Last Action Hero Tony
• United States water polo star Tony Azevedo scored on the buzzer to give his team a 7-6 win over Croatia and paid back his coach’s faith. Ratko Rudic had cleared Azevedo to take the shot during the last timeout. “We knew that Tony would take the last shot, we just didn’t know if he could make it. You can plan for it, but you can’t always expect a goal in that situation.”
Where Are the Celebs?
• Athens is growing increasingly impatient at the failure of the anticipated celebrities to show up at the Games. “Half of Hollywood” had been expected to add glamour to the occasion, but the city’s tabloid press was yesterday bemoaning the absence of film stars like Julia Roberts, Tom Cruise, Jack Nicholson and Sly Stallone. Footballer David Beckham and Microsoft’s Bill Gates were also among the no-shows, while Madonna was too busy kicking off her new European tour with a gig in Manchester. But the tone of the reports suggested they had not yet given up hope.

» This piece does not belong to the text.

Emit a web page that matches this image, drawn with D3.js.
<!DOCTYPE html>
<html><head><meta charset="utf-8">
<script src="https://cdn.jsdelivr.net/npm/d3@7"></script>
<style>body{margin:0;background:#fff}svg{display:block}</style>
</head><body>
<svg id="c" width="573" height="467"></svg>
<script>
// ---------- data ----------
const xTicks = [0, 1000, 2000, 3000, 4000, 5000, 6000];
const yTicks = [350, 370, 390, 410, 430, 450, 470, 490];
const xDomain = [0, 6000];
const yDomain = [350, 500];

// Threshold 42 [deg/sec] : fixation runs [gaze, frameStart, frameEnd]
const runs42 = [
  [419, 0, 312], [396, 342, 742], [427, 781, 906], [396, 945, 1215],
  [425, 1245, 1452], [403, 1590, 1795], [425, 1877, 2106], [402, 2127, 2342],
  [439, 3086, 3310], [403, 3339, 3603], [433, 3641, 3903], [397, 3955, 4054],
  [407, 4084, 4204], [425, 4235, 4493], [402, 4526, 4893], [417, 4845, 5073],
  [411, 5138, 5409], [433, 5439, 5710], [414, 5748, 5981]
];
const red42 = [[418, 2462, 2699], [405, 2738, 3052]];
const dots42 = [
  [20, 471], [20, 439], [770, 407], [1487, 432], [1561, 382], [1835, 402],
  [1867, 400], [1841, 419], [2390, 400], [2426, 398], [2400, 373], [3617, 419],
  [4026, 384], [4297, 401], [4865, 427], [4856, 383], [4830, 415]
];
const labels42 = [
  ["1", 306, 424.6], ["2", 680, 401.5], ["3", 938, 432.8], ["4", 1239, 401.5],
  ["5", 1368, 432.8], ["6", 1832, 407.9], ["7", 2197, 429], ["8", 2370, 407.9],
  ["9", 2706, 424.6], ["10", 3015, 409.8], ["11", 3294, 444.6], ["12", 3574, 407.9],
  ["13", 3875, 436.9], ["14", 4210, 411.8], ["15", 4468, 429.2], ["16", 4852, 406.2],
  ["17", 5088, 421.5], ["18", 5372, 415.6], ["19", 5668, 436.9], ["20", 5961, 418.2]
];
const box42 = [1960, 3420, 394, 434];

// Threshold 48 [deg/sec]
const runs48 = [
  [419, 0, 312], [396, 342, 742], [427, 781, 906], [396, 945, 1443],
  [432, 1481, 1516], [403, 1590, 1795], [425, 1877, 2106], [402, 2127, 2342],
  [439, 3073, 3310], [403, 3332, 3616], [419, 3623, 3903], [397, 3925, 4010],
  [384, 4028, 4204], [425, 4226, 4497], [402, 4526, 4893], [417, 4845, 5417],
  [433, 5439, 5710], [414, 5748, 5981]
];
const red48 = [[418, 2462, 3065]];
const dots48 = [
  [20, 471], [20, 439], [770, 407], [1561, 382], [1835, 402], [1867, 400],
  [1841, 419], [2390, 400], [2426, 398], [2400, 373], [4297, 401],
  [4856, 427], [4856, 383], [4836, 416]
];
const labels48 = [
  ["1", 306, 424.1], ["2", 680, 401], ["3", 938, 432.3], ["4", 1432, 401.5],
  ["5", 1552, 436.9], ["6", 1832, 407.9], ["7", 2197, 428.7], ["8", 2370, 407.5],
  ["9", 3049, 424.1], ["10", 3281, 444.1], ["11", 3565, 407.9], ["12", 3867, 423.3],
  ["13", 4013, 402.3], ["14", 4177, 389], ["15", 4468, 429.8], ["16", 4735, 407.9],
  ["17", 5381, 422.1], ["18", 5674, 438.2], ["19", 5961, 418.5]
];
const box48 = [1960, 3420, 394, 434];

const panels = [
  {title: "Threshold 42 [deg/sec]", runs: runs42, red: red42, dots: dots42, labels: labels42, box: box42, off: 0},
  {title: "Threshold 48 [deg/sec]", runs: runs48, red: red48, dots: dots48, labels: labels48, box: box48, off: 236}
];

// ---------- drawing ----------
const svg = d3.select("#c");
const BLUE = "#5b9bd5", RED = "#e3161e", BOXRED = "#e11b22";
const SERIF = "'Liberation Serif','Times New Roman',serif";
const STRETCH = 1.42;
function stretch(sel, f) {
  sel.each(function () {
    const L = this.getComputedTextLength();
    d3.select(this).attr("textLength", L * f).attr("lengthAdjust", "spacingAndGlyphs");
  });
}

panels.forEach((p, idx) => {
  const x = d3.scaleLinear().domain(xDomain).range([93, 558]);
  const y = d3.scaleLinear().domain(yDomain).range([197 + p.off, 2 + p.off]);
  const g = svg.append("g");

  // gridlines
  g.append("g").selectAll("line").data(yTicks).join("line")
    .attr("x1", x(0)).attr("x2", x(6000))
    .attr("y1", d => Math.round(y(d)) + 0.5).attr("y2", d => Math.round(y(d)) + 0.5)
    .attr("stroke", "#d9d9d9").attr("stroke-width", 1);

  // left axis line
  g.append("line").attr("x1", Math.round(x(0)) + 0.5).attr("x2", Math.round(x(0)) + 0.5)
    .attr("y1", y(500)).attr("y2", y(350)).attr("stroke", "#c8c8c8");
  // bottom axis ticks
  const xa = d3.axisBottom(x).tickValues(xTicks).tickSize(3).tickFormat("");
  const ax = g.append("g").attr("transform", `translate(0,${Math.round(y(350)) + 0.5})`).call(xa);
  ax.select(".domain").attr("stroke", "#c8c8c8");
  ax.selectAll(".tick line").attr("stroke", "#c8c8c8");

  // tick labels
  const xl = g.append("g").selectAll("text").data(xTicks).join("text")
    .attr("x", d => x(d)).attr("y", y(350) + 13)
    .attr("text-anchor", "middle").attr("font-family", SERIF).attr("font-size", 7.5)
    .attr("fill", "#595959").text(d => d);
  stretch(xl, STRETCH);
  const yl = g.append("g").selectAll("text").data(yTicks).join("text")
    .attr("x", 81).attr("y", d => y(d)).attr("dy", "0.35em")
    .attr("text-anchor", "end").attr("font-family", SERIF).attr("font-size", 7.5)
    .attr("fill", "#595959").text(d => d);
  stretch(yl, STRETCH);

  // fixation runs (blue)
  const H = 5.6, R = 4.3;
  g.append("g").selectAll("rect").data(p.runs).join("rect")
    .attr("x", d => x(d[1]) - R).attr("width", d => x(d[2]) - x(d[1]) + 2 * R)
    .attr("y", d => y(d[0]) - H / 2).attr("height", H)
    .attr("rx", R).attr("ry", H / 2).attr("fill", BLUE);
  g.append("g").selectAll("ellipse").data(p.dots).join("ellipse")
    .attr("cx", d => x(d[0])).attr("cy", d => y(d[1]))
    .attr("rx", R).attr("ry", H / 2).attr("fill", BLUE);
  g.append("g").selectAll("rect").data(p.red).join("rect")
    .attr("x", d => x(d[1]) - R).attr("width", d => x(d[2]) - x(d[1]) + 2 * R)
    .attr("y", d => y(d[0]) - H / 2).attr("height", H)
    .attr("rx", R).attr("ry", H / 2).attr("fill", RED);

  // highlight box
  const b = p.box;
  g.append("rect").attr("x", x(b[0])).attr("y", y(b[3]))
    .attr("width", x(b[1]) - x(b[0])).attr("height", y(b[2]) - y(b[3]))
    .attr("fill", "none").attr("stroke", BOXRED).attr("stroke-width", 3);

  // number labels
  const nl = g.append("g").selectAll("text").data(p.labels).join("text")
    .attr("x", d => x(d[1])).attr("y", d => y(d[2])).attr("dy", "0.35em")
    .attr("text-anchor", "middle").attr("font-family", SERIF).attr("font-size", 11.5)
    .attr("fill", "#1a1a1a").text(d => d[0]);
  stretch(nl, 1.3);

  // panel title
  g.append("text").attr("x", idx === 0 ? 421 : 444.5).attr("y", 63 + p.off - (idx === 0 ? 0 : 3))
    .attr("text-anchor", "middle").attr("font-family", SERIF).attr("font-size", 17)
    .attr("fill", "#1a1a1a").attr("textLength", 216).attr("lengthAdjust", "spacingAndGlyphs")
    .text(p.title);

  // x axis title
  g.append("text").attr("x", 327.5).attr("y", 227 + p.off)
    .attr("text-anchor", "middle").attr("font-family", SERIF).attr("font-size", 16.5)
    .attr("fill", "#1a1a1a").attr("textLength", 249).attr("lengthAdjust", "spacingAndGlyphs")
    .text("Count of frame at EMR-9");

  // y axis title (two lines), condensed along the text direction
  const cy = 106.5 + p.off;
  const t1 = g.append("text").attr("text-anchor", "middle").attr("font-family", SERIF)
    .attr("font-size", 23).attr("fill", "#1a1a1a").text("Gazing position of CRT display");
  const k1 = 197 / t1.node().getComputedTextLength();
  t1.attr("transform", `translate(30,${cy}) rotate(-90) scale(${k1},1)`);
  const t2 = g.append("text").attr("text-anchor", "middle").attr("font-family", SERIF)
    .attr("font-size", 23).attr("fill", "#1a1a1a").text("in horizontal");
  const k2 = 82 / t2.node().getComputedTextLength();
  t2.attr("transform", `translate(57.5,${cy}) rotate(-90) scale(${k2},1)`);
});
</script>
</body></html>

Blast From a Yugoslav Past
• Athletes from the federation of Serbia and Montenegro will be treated to a blast from the past should they find themselves on the winners’ podium. Parliament in Belgrade has been unable to agree on a new national anthem, so the old one used by Yugoslavia is to be pressed into service. Objections from the Orthodox Church are to blame.
Olympian Garbage
• The games will leave behind them a garbage pile to match Mount Olympus itself. The Olympic Village alone produces around 50 tons a day, while officials and visitors weigh in with 1.5 kilograms a day each. Athens is ill-equipped when it comes to recycling, and the bulk of the rubbish will find its way to dumps outside the city.
Opening Ceremony Hangover
• A firework display in front of the mansion belonging to controversial Olympics organizer Gianna Angelopoulos-Daskalaki set more than the sky alight. The ensuing forest fire has brought public prosecutors and the mayor of the Athens suburb Filothi into the act with an inquiry into whether the party organizers had bothered to obtain permission. The fire needed 25 fire engines to put out.
Danish Kangaroos
• Denmark’s Crown Prince Frederik had an answer ready for journalists tracking the link between his married life and successive Olympics. Frederik met his wife, Australian Mary Donaldson, at the Sydney Olympics and visited the Athens Olympic Village just three months after they tied the knot. Asked whether he would be bringing an heir to the 2008 Beijing Games, Frederik responded: “In four years’ time, there should be a couple of little kangaroos in the pouch.”
Lost in Translation
• Zelmir Obdradovic, Serb basketball team coach, walked out of a post-match press conference in protest at the quality of the translation. “The translation was a joke. It’s my right to speak in my mother tongue during the Games. I can speak English, but the point is that I prefer not to and don’t have to,” he said. The angry gesture came after his team went down 82-83 to Argentina.